» AIM
Only the lines from the start of the data through the line containing "from bokeh.resources import INLINE" should be written out, exactly as they are, with both ends included and the pictures left out.

» DATA SECTION
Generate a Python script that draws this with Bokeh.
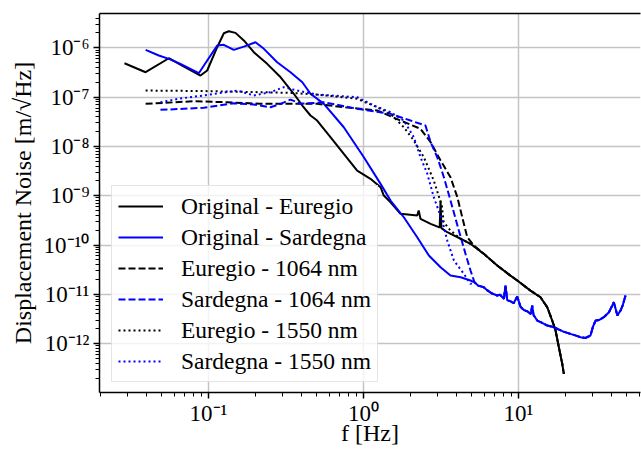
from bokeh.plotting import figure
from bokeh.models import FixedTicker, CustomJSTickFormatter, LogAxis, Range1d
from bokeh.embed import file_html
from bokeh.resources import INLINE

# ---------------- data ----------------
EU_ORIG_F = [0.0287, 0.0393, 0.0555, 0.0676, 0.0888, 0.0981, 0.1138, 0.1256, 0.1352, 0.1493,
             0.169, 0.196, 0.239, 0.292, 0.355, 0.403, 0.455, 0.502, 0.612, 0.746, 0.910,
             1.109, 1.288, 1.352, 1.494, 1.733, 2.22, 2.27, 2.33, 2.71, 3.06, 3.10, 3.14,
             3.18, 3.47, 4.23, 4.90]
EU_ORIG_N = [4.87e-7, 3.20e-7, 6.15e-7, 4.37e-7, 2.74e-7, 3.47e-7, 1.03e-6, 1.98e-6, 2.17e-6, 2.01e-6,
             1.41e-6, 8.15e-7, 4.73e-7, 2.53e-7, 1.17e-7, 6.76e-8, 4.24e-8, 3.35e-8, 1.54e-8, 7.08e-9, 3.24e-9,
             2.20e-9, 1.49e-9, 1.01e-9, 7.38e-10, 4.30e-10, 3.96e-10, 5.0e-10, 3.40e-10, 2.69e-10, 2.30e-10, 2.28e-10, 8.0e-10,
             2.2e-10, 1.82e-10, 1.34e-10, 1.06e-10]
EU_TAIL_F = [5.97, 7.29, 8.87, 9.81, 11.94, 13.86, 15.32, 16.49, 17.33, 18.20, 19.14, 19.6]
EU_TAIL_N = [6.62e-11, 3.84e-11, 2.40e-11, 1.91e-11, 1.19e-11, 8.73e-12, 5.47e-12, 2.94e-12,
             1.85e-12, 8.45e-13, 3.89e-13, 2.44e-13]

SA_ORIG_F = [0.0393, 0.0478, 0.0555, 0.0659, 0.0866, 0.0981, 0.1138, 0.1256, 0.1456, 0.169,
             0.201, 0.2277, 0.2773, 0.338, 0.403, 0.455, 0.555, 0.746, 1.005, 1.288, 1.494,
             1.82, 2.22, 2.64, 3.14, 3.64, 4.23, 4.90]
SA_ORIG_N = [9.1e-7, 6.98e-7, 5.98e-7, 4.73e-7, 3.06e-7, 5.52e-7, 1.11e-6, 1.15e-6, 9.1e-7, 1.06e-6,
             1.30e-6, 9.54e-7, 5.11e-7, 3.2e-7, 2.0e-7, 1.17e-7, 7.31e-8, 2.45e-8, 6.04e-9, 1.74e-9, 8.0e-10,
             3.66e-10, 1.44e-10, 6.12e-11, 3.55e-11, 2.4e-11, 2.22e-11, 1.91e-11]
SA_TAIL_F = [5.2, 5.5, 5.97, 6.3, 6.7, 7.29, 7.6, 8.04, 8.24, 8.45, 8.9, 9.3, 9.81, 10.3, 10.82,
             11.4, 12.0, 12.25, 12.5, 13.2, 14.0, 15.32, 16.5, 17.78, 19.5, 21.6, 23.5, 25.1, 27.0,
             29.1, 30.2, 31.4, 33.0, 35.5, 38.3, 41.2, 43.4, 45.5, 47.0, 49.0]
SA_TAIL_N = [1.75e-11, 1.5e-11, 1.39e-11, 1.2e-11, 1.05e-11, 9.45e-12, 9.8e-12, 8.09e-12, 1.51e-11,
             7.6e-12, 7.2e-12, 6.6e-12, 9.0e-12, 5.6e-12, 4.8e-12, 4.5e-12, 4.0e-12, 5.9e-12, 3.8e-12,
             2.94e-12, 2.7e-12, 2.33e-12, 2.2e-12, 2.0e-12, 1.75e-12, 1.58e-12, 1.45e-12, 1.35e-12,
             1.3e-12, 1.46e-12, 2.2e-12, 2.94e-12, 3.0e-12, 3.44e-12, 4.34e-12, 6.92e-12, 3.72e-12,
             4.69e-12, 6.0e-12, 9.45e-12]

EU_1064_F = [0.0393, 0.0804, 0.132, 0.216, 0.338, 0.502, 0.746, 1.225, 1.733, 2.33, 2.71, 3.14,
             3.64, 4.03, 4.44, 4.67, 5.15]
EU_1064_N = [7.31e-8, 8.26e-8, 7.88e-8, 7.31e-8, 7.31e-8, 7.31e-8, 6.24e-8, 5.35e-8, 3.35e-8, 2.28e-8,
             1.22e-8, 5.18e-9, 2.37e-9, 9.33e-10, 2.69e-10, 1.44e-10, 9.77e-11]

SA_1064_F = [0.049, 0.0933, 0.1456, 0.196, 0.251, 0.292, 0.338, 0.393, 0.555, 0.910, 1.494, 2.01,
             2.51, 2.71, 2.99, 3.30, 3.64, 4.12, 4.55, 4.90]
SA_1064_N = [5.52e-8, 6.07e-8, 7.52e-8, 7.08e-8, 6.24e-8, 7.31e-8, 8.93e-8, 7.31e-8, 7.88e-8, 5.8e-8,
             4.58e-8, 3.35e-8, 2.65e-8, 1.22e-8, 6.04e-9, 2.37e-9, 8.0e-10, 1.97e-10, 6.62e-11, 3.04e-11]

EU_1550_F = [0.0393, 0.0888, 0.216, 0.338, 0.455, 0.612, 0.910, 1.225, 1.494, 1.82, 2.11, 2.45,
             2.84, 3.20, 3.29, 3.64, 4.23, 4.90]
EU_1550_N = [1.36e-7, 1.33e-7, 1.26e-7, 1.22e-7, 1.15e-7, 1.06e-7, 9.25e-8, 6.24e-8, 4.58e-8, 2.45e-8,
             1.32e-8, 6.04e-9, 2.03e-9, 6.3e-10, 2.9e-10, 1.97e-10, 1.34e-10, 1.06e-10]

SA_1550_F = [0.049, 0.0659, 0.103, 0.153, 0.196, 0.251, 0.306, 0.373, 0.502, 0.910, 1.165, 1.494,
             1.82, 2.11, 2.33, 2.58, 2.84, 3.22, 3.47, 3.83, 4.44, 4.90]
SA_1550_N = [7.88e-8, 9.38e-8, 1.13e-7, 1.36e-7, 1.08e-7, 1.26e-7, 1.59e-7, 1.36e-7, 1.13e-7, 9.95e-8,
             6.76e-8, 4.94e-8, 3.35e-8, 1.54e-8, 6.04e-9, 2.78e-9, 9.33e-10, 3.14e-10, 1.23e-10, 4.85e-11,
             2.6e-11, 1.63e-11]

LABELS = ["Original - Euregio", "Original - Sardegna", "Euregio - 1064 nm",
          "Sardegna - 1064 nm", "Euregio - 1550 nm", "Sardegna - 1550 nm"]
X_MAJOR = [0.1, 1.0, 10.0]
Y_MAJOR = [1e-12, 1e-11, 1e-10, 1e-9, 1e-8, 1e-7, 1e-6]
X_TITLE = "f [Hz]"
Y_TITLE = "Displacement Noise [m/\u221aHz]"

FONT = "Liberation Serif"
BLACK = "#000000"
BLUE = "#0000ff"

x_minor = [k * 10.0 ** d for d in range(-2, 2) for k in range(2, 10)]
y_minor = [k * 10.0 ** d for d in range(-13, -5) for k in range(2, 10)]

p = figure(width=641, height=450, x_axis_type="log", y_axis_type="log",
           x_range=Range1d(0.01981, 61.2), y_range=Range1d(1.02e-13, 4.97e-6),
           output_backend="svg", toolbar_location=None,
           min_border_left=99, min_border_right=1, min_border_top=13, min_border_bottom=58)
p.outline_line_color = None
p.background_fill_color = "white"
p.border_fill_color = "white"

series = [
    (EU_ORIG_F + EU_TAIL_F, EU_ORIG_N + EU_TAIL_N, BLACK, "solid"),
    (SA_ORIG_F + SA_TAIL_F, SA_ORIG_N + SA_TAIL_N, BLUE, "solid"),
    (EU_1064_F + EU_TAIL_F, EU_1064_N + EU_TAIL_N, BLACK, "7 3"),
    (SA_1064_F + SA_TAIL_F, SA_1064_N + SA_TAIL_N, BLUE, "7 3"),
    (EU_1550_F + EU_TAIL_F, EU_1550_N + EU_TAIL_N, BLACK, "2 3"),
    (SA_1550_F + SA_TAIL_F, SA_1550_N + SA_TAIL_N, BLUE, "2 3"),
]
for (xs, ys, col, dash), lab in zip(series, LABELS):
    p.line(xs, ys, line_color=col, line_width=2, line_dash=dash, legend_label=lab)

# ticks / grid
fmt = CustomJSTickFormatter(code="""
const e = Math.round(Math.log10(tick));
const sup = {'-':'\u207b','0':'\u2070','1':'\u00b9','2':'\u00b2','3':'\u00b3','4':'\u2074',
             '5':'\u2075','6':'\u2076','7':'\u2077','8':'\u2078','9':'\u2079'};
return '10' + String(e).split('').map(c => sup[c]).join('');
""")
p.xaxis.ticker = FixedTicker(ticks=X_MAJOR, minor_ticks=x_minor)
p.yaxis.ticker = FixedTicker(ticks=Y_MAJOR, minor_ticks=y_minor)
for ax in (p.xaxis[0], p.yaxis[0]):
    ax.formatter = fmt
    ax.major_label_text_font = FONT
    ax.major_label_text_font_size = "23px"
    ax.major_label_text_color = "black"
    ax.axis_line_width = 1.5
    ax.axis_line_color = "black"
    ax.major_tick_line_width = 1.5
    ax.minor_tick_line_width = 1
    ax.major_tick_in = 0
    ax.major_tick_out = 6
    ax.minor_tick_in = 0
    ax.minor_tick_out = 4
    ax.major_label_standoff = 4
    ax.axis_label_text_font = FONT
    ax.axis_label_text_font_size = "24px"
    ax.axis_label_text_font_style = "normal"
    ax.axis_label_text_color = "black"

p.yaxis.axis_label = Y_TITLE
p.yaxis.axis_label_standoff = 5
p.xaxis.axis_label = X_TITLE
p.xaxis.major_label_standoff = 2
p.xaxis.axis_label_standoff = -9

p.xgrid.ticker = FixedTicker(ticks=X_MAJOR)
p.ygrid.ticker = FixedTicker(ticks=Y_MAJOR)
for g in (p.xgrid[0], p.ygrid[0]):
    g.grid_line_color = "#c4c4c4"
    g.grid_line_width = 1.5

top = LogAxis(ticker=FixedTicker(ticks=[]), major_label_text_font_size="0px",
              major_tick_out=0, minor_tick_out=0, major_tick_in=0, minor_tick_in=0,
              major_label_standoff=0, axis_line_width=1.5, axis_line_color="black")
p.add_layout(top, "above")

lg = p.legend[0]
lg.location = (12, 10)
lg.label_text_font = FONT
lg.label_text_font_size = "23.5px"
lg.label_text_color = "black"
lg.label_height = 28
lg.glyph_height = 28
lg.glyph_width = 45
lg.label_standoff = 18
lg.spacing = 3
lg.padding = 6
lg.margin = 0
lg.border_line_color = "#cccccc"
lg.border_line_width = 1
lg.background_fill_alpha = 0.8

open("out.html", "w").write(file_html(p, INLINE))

» THE RESPONSE
Generate a Python script that draws this with Bokeh.
from bokeh.plotting import figure
from bokeh.models import FixedTicker, CustomJSTickFormatter, LogAxis, Range1d
from bokeh.embed import file_html
from bokeh.resources import INLINE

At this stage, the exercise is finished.